Melaksanakan Perintah dari
pihak atasan (Ambtelijk Bevel)
Dalam
pasal 51 ayat 1 KUHP berbunyi : “Barang siapa melakukan perbuatan untuk
menjalankan perintah jabatan yang diberikan oleh kuasa yang berhak akan itu, tidak boleh dihukum”.
Seseorang
dapat melaksanakan undang - undang oleh dirinya sendiri, akan tetapi juga dapat
menyuruh orang lain untuk melaksanakannya. Jika ia melaksanakan perintah
tersebut maka ia tidak melakukan perbuatan melawan hukum ( Sudarto 1987 : 153)
Melaksanakan
perintah jabatan hubungan antara perintah jabatan dan dengan pihak yang
diperintah harus mempunyai hubungan hukum yang bersifat berlaku umum, baik
menurut isinya peraturan itu sendiri maupun karena seuatu pernyataan penguasa
yang wenang. Misalnya, membunuh orang
itu dilarang oleh undang-undang, akan tetapi apabila pada waktu diadakan
operasi, sepasukan militer harus bertindak dan komandan dari pasukan itu memberikan
perintah tersebut dan orang-orang ini
tidak akan dihukum karena menjalankan perintah jabatan dari kuasa yang berhak.
2. Alasan
pemaaf (Schulduitsluitingsgronden)
Merupakan suatu alasan yang menghapuskan
kesalahan terdakwa. Perbuatan yang dilakukan oleh terdakwa tetap bersifat
melawan hukum jadi tetap merupakan perbuatan pidana,tetapi dia tidak dipidana
kerena tidak ada kesalahan. Jenis Alasan Pemaaf terdiri atas:
a. Pembelaan
melampaui batas (Noodweerexces)
Pasal
49 ayat (2) KUHP berbunyi : “orang yang melampaui batas pembelaan yang perlu
jika perbuatan tersebut dilakukannya karena sangat panas hatinya disebabkan
oleh serang itu, tidak dipidana”.
Apabila
diperhatikan pasal tersebut diatas, maka ada tiga unsur dari noodweer exces yaitu:
1. Melampaui
batas pembelaan yang perlu;
2. Diiringi
karena “sangat panas hati”;
3. Ada
hubungan kausal antara serangan yang dilakukan dengan timbulnya perasaan
“sangat panas hati”
Yang dimaksud dengan melampaui pembelaan yang perlu ialah tidak seimbang
antara pembelaan yang diberikan dengan akibat yang timbul. Hal ini disebabkan
antara lain alat yang digunakan untuk membela diri tidak seimbang dengan alat
yang digunakan lawannya. (misalnya; mempergunakan sepotong besi sedangkan lawannya
rotan). Pembelaan melampaui batas (Noodweer
exces) adalah suatu alasan pemaaf (schulduitluitingsgrond)
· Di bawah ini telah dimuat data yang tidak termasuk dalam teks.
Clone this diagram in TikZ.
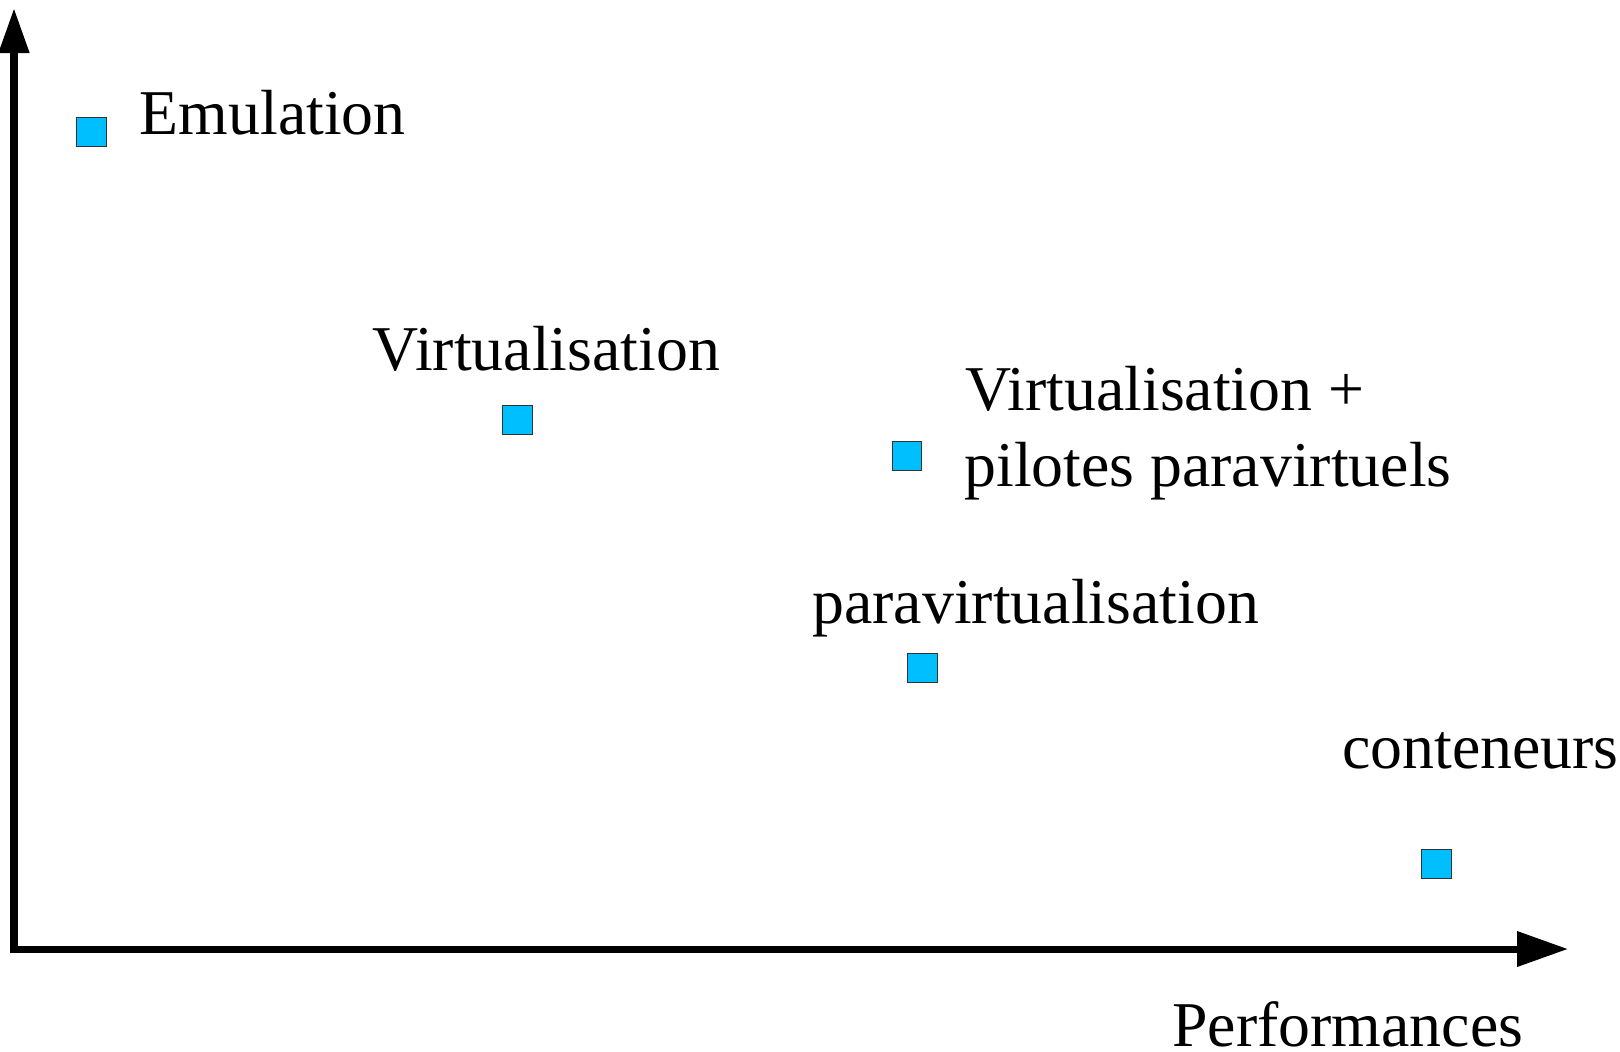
\documentclass[tikz,border=0pt]{standalone}
\usepackage{fontspec}
\setmainfont{Liberation Serif}
\usetikzlibrary{arrows.meta}
\definecolor{ptfill}{HTML}{00BFFF}
\definecolor{ptline}{HTML}{333333}
\begin{document}
\begin{tikzpicture}[x=0.5pt,y=-0.5pt,
  pt/.style={rectangle,draw=ptline,line width=0.6pt,fill=ptfill,minimum size=14.8pt,inner sep=0pt},
  lbl/.style={anchor=base west,inner sep=0pt,font=\fontsize{31.9}{38}\selectfont},
  axis/.style={line width=3.8pt}]
\useasboundingbox (0,0) rectangle (1620,1051);
\coordinate (origin) at (14,949);
\coordinate (ytip) at (14,8);
\coordinate (xtip) at (1568,949);
\coordinate (ystart) at (14,952);
\coordinate (xstart) at (10,949);
\draw[axis,-{Triangle[length=22.5pt,width=14.5pt]}] (ystart) -- (ytip);
\draw[axis,line width=3.5pt,-{Triangle[length=25.5pt,width=17pt]}] (xstart) -- (xtip);

\node[pt] (emu) at (91.5,132) {};
\node[pt] (virt) at (517.5,420) {};
\node[pt] (virtpv) at (907,456) {};
\node[pt] (para) at (922.5,668) {};
\node[pt] (cont) at (1436.5,864) {};

\node[lbl] (temu) at (139.5,134) {Emulation};
\node[lbl] (tvirt) at (372.5,370) {Virtualisation};
\node[lbl] (tvirtpv1) at (965,410) {Virtualisation +};
\node[lbl] (tvirtpv2) at (964,486) {pilotes paravirtuels};
\node[lbl] (tpara) at (812,623) {paravirtualisation};
\node[lbl] (tcont) at (1342,768) {conteneurs};
\node[lbl] (tperf) at (1172,1046) {Performances};
\end{tikzpicture}
\end{document}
karena perbuatan yang melampaui batas pembelaan itu tetap melawan hukum hanya
pembuat yang tidak mempunyai kesalahan.
Misalnya
seorang polisi habis tugas jaga malam pulang melihat istrinya diperkosa orang,
lalu mencabut pistol yang dibawa dan ditembakkan beberapa kali pada orang itu,
boleh dikatakan melampaui batas-batas pembelaan darurat, karena biasanya tidak
perlu ditembak beberapa kali orang itu sudah lari. Apalagi dapat dinyatakan
kepada hakim, bahwa bolehnya melampaui batas itu karena disebabkan goncangan
jiwa yang hebat, maka polisi itu tidak
akan dihukum karena perbuatannya tersebut.
b. Perintah
yang dikeluarkan oleh jabatan yang tidak wenang
Pasal 51 ayat (2) KUHP berbunyi:
“Perintah jabatan yang diberikan oleh kuasa yang tidak berhak tidak membebaskan
dari hukuman, kecuali jika pegawai yang dibawahnya atas kepercayaannya
memandang bahwa perintah itu seakan-akan diberikan kuasa yang berhak dengan sah
dan menjalankan perintah itu menjadi kewajiabn pegawai yang dibawah perintah
tadi”.
Berdasarkan Pasal 51 ayat (2) menerangkan
melaksanakan Perintah yang dikeluarkan
oleh jabatan yang tidak wenang tidak dipidana, asalkan oleh pembuat yang
melaksanakan perintah jabatan itu dipenuhi syarat:
1. Secara
subyektif yang diperintah itu tegoedertrouw
yaitu dalam batin yang diperintah sama sekali tidak tahu bahwa perintah itu
tidak sah, jadi ada salah kira dari pihak yang diperintah dan,
2. Secara
obyektif adalah masuk akal karena perintah jabatan yang tidak sah itu masih
dalam lingkungan pekerjaannya.
Pada
Pasal 51 ayat (2) KUHP tentang melaksanakan perintah jabatan tidak wenang maka
perintah tersebut dengan sendirinya tidak sah karena perbuatannya tetap
bersifat melawan hukum, tetapi tidak dipidana karena dihapuskan kesalahannya,
dimaafkan, (schuduitsluitingsgrond).
Oleh
pembentuk undang-undang telah memberikan ketentuan bahwa perintah jabatan tanpa
wenang itu menyebabkan hapusnya pidana, kecuali jika dipenuhi syarat subyektif
adanya itikad baik dan syarat obyektif masuk dalam lingkungan pekerjaan orang
yang diperintah, maka syarat-syarat yang demikian itu dapat menghapuskan
kesalahan.
c. Tak
mampu bertanggung jawab
Pasal
44 ayat (1) KUHP berbunyi : ”barangsiapa
melakukan perbuatan yang tidak dapat dipertanggungjawabkan padanya, disebabkan
karena jiwanya cacat dalam tumbuhnya (gebrekkige ontwikkeling) atau terganggu
karena penyakit ( ziekelijke storing
), tidak dipidana”.
Menurut
Pasal ini dikenal ada duam macam ketidakmampuan bertanggung jawab yaitu:
1. Mempunyai
pertumbuhan jiwa yang tidak sempurna, dan;
2. Mempunyai
gangguan jiwa yang disebabkan oleh penyakit.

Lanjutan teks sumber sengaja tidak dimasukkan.